- The task
Your task is to copy the listing exactly, with the pictures left out.

########

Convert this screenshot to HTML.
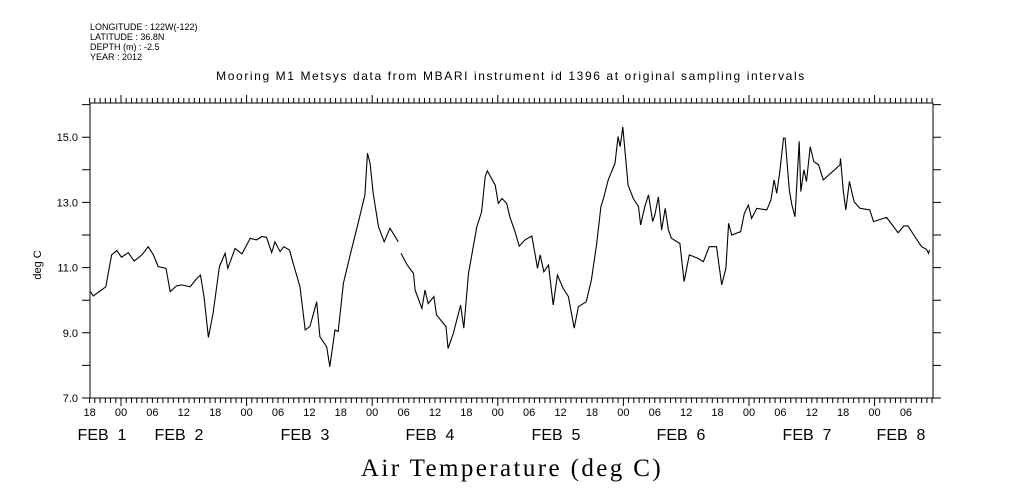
<!DOCTYPE html>
<html><head><meta charset="utf-8"><style>
body{margin:0;background:#fff;width:1009px;height:504px;overflow:hidden}
svg{display:block;font-family:"Liberation Sans",sans-serif}
</style></head><body>
<svg id="chart" width="1009" height="504" viewBox="0 0 1009 504">
<g font-size="9" fill="#000">
<text x="90" y="30">LONGITUDE : 122W(-122)</text>
<text x="90" y="40">LATITUDE : 36.8N</text>
<text x="90" y="50">DEPTH (m) : -2.5</text>
<text x="90" y="60">YEAR : 2012</text>
</g>
<text x="511" y="80" font-size="12" letter-spacing="1.6" text-anchor="middle">Mooring M1 Metsys data from MBARI instrument id 1396 at original sampling intervals</text>
<rect x="90" y="103" width="843" height="295" fill="none" stroke="#000" stroke-width="1"/>
<text transform="translate(41,265) rotate(-90)" font-size="11" text-anchor="middle">deg C</text>
<text x="512" y="476" font-size="25" letter-spacing="2.4" font-family="Liberation Serif, serif" text-anchor="middle">Air Temperature (deg C)</text>
<g id="axes"></g>
<path id="line" fill="none" stroke="#000" stroke-width="1.1"/>
</svg>
<script>
const hours=[-5.8,-5.3,-2.9,-1.8,-0.8,0.1,1.4,2.5,4.0,5.2,6.2,7.1,8.6,9.4,10.6,11.6,13.2,14.5,15.2,15.9,16.7,17.6,18.8,19.9,20.4,21.8,23.1,24.7,25.9,26.9,27.8,28.8,29.4,30.4,31.1,32.2,32.9,34.2,35.2,36.1,37.4,38.0,39.3,39.9,40.9,41.5,42.5,43.8,45.3,46.6,47.1,47.6,48.2,49.2,50.3,51.4,53.0,null,53.5,54.7,55.9,56.2,57.5,58.1,58.7,59.8,60.3,62.1,62.5,63.5,64.9,65.5,66.4,68.0,68.9,69.6,70.0,71.5,72.1,72.8,73.7,74.3,75.3,76.1,77.2,78.5,79.1,79.6,80.1,80.8,81.7,82.6,83.4,84.5,85.5,86.6,87.4,88.9,89.9,90.9,91.7,92.2,93.1,94.4,95.0,95.4,95.9,96.4,96.9,97.9,98.9,99.3,100.1,100.8,101.6,102.0,102.7,103.3,104.0,104.6,105.2,106.8,107.6,108.6,110.3,111.3,112.4,113.8,114.8,115.6,116.1,116.7,118.4,119.1,119.9,120.5,121.5,123.4,124.2,124.8,125.3,125.9,126.6,126.9,127.7,128.2,128.8,129.6,129.9,130.5,131.0,131.7,132.4,133.3,134.2,137.4,137.5,138.0,138.5,139.2,140.1,141.2,143.1,143.8,146.3,148.5,149.6,150.4,151.5,153.0,153.9,154.3,154.5];
const temps=[10.26,10.13,10.41,11.39,11.52,11.32,11.46,11.20,11.39,11.64,11.39,11.03,10.98,10.26,10.44,10.47,10.41,10.67,10.77,10.06,8.86,9.60,11.03,11.44,10.98,11.59,11.42,11.90,11.85,11.95,11.93,11.46,11.79,11.49,11.64,11.54,11.13,10.41,9.09,9.19,9.95,8.88,8.57,7.96,9.09,9.04,10.52,11.39,12.36,13.23,14.51,14.20,13.28,12.25,11.79,12.21,11.79,null,11.44,11.08,10.82,10.31,9.75,10.31,9.90,10.11,9.55,9.19,8.52,8.98,9.85,9.14,10.82,12.25,12.71,13.79,13.97,13.53,12.97,13.12,12.97,12.56,12.10,11.66,11.85,11.97,11.44,10.98,11.39,10.87,11.08,9.85,10.77,10.36,10.11,9.14,9.80,9.95,10.62,11.74,12.87,13.12,13.69,14.20,15.02,14.71,15.32,14.40,13.53,13.12,12.87,12.31,12.87,13.23,12.41,12.61,13.17,12.15,12.82,12.15,11.90,11.74,10.57,11.39,11.28,11.18,11.64,11.64,10.47,10.98,12.36,12.00,12.10,12.66,12.92,12.51,12.82,12.77,13.07,13.69,13.28,13.94,14.97,14.97,13.38,12.92,12.56,14.87,13.33,14.00,13.64,14.71,14.25,14.15,13.69,14.15,14.35,13.38,12.77,13.64,13.02,12.82,12.77,12.41,12.54,12.07,12.28,12.28,12.00,11.64,11.56,11.44,11.54];
const yTicks=[7,8,9,10,11,12,13,14,15,16];
const yLabels=["7.0","9.0","11.0","13.0","15.0"];
const hourLabels=["18","00","06","12"];
const dayLabels=["FEB  1","FEB  2","FEB  3","FEB  4","FEB  5","FEB  6","FEB  7","FEB  8"];
const dayLabelX=[102,179,305,430,556,681,807,901];
const H0=-6,H1=155;
const xs=h=>121+h*5.233;
const ys=t=>398-(t-7)*32.6;
const NS="http://www.w3.org/2000/svg";
const ax=document.getElementById('axes');
function mk(tag,attrs,txt){const e=document.createElementNS(NS,tag);for(const k in attrs)e.setAttribute(k,attrs[k]);if(txt!=null)e.textContent=txt;ax.appendChild(e);return e;}
let d='';
for(let h=H0;h<=H1;h++){
  const x=xs(h).toFixed(1);const major=((h%24)+24)%24===0;const L=major?8:5;
  d+=`M${x} 398V${398+L}M${x} 103V${103-L}`;
}
for(const t of yTicks){const y=ys(t).toFixed(1);d+=`M90 ${y}H82M933 ${y}H941`;}
const tk=mk('path',{d:d,stroke:'#000','stroke-width':1,fill:'none'});


yLabels.forEach(s=>{
  const t=mk('text',{x:78,y:ys(parseFloat(s))+4,'font-size':11,'text-anchor':'end'},s);
  
  
});
for(let h=H0,i=0;h<=H1;h+=6,i++){
  const t=mk('text',{x:xs(h),y:416,'font-size':11,'text-anchor':'middle'},hourLabels[i%4]);
  
  
}
dayLabels.forEach((s,i)=>{
  const t=mk('text',{x:dayLabelX[i],y:440,'font-size':16,'text-anchor':'middle'},s);
  t.setAttribute('style','white-space:pre');
  
  
});
let p='',pen=false;
hours.forEach((h,i)=>{
  if(h==null||temps[i]==null){pen=false;return;}
  p+=(pen?'L':'M')+xs(h).toFixed(1)+' '+ys(temps[i]).toFixed(1);pen=true;
});
document.getElementById('line').setAttribute('d',p);
</script>
</body></html>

########

- Full answer
Convert this screenshot to HTML.
<!DOCTYPE html>
<html><head><meta charset="utf-8"><style>
body{margin:0;background:#fff;width:1009px;height:504px;overflow:hidden}
svg{display:block;font-family:"Liberation Sans",sans-serif}
</style></head><body>
<svg id="chart" width="1009" height="504" viewBox="0 0 1009 504">
<g font-size="9" fill="#000">
<text x="90" y="30">LONGITUDE : 122W(-122)</text>
<text x="90" y="40">LATITUDE : 36.8N</text>
<text x="90" y="50">DEPTH (m) : -2.5</text>
<text x="90" y="60">YEAR : 2012</text>
</g>
<text x="511" y="80" font-size="12" letter-spacing="1.6" text-anchor="middle">Mooring M1 Metsys data from MBARI instrument id 1396 at original sampling intervals</text>
<rect x="90" y="103" width="843" height="295" fill="none" stroke="#000" stroke-width="1"/>
<text transform="translate(41,265) rotate(-90)" font-size="11" text-anchor="middle">deg C</text>
<text x="512" y="476" font-size="25" letter-spacing="2.4" font-family="Liberation Serif, serif" text-anchor="middle">Air Temperature (deg C)</text>
<g id="axes"></g>
<path id="line" fill="none" stroke="#000" stroke-width="1.1"/>
</svg>
<script>
const hours=[-5.8,-5.3,-2.9,-1.8,-0.8,0.1,1.4,2.5,4.0,5.2,6.2,7.1,8.6,9.4,10.6,11.6,13.2,14.5,15.2,15.9,16.7,17.6,18.8,19.9,20.4,21.8,23.1,24.7,25.9,26.9,27.8,28.8,29.4,30.4,31.1,32.2,32.9,34.2,35.2,36.1,37.4,38.0,39.3,39.9,40.9,41.5,42.5,43.8,45.3,46.6,47.1,47.6,48.2,49.2,50.3,51.4,53.0,null,53.5,54.7,55.9,56.2,57.5,58.1,58.7,59.8,60.3,62.1,62.5,63.5,64.9,65.5,66.4,68.0,68.9,69.6,70.0,71.5,72.1,72.8,73.7,74.3,75.3,76.1,77.2,78.5,79.1,79.6,80.1,80.8,81.7,82.6,83.4,84.5,85.5,86.6,87.4,88.9,89.9,90.9,91.7,92.2,93.1,94.4,95.0,95.4,95.9,96.4,96.9,97.9,98.9,99.3,100.1,100.8,101.6,102.0,102.7,103.3,104.0,104.6,105.2,106.8,107.6,108.6,110.3,111.3,112.4,113.8,114.8,115.6,116.1,116.7,118.4,119.1,119.9,120.5,121.5,123.4,124.2,124.8,125.3,125.9,126.6,126.9,127.7,128.2,128.8,129.6,129.9,130.5,131.0,131.7,132.4,133.3,134.2,137.4,137.5,138.0,138.5,139.2,140.1,141.2,143.1,143.8,146.3,148.5,149.6,150.4,151.5,153.0,153.9,154.3,154.5];
const temps=[10.26,10.13,10.41,11.39,11.52,11.32,11.46,11.20,11.39,11.64,11.39,11.03,10.98,10.26,10.44,10.47,10.41,10.67,10.77,10.06,8.86,9.60,11.03,11.44,10.98,11.59,11.42,11.90,11.85,11.95,11.93,11.46,11.79,11.49,11.64,11.54,11.13,10.41,9.09,9.19,9.95,8.88,8.57,7.96,9.09,9.04,10.52,11.39,12.36,13.23,14.51,14.20,13.28,12.25,11.79,12.21,11.79,null,11.44,11.08,10.82,10.31,9.75,10.31,9.90,10.11,9.55,9.19,8.52,8.98,9.85,9.14,10.82,12.25,12.71,13.79,13.97,13.53,12.97,13.12,12.97,12.56,12.10,11.66,11.85,11.97,11.44,10.98,11.39,10.87,11.08,9.85,10.77,10.36,10.11,9.14,9.80,9.95,10.62,11.74,12.87,13.12,13.69,14.20,15.02,14.71,15.32,14.40,13.53,13.12,12.87,12.31,12.87,13.23,12.41,12.61,13.17,12.15,12.82,12.15,11.90,11.74,10.57,11.39,11.28,11.18,11.64,11.64,10.47,10.98,12.36,12.00,12.10,12.66,12.92,12.51,12.82,12.77,13.07,13.69,13.28,13.94,14.97,14.97,13.38,12.92,12.56,14.87,13.33,14.00,13.64,14.71,14.25,14.15,13.69,14.15,14.35,13.38,12.77,13.64,13.02,12.82,12.77,12.41,12.54,12.07,12.28,12.28,12.00,11.64,11.56,11.44,11.54];
const yTicks=[7,8,9,10,11,12,13,14,15,16];
const yLabels=["7.0","9.0","11.0","13.0","15.0"];
const hourLabels=["18","00","06","12"];
const dayLabels=["FEB  1","FEB  2","FEB  3","FEB  4","FEB  5","FEB  6","FEB  7","FEB  8"];
const dayLabelX=[102,179,305,430,556,681,807,901];
const H0=-6,H1=155;
const xs=h=>121+h*5.233;
const ys=t=>398-(t-7)*32.6;
const NS="http://www.w3.org/2000/svg";
const ax=document.getElementById('axes');
function mk(tag,attrs,txt){const e=document.createElementNS(NS,tag);for(const k in attrs)e.setAttribute(k,attrs[k]);if(txt!=null)e.textContent=txt;ax.appendChild(e);return e;}
let d='';
for(let h=H0;h<=H1;h++){
  const x=xs(h).toFixed(1);const major=((h%24)+24)%24===0;const L=major?8:5;
  d+=`M${x} 398V${398+L}M${x} 103V${103-L}`;
}
for(const t of yTicks){const y=ys(t).toFixed(1);d+=`M90 ${y}H82M933 ${y}H941`;}
const tk=mk('path',{d:d,stroke:'#000','stroke-width':1,fill:'none'});


yLabels.forEach(s=>{
  const t=mk('text',{x:78,y:ys(parseFloat(s))+4,'font-size':11,'text-anchor':'end'},s);
  
  
});
for(let h=H0,i=0;h<=H1;h+=6,i++){
  const t=mk('text',{x:xs(h),y:416,'font-size':11,'text-anchor':'middle'},hourLabels[i%4]);
  
  
}
dayLabels.forEach((s,i)=>{
  const t=mk('text',{x:dayLabelX[i],y:440,'font-size':16,'text-anchor':'middle'},s);
  t.setAttribute('style','white-space:pre');
  
  
});
let p='',pen=false;
hours.forEach((h,i)=>{
  if(h==null||temps[i]==null){pen=false;return;}
  p+=(pen?'L':'M')+xs(h).toFixed(1)+' '+ys(temps[i]).toFixed(1);pen=true;
});
document.getElementById('line').setAttribute('d',p);
</script>
</body></html>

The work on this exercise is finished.